O porta-jóias de “maroquin”
vermelho
“Eu fui
ocasião de uma provação não pequena para mamãe”, contou ele certa vez, a
propósito de outro episódio ocorrido nessa época.
Em meio
aos objetos herdados por Dª Lucilia, encontravam-se belas jóias, algumas das
quais podemos observar em suas fotografias. Entre as que ela mais apreciava
estavam um broche cravejado de brilhantes, uns brincos de turquesa, um colar de
pérolas, bem como outros adornos que as senhoras daquele tempo usavam com
alguma freqüência. Para guardá-las, havia ela comprado em Paris uma maleta de
maroquin 1.
Estando
a situação política do Brasil tão instável, Dr. Plinio começou a se preparar
para a eventualidade de ter de abandonar rapidamente o País, a fim de garantir
a sua própria liberdade de ação. Para tal circunstância precisava ter em mãos
uma quantidade suficiente de dinheiro que lhe garantisse a subsistência no
Exterior, por um período que poderia ser mais ou menos longo.
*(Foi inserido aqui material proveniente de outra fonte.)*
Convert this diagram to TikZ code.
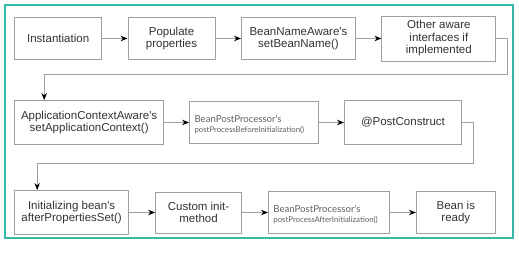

Como a venda de
algum de seus imóveis poderia levar muito tempo, viu-se na contingência de
lançar mão das jóias de Dª Lucilia, preciosas não só pelo valor material, mas
sobretudo porque a elas se prendiam inúmeras recordações. Resolveu
sacrificá-las nessa situação extrema, certo de que sua mãe cedê-las-ia de bom
grado, caso ele lhe pedisse.
Tal
como ocorrera com o corte da árvore, Dr. Plinio nada disse à sua mãe, a fim de
não a sobressaltar. Seria para ela uma grande aflição saber dos perigos que
corriam. Assim, um dia Dr. Plinio entregou a maleta de maroquin com as jóias a
Dª Rosée, para que esta as vendesse.
Algum
tempo depois, Dª Lucilia deu pela falta da pequena mala, mas, percebendo haver
sido Dr. Plinio que a retirara, não o interrogou sobre esse assunto, nem fez
qualquer referência ao fato, de tal modo confiava nele. No fundo do olhar de Dª
Lucilia, seu filho notava a pergunta: “Por que o Plinio não me conta a razão de
sua atitude? Se ele precisava das jóias, não bastava me pedir?”
Era um
mistério para Dª Lucilia, que, por respeito para com seu filho, nunca quis
desvendar. Serenamente, suportou essa provação até morrer, poucos anos depois.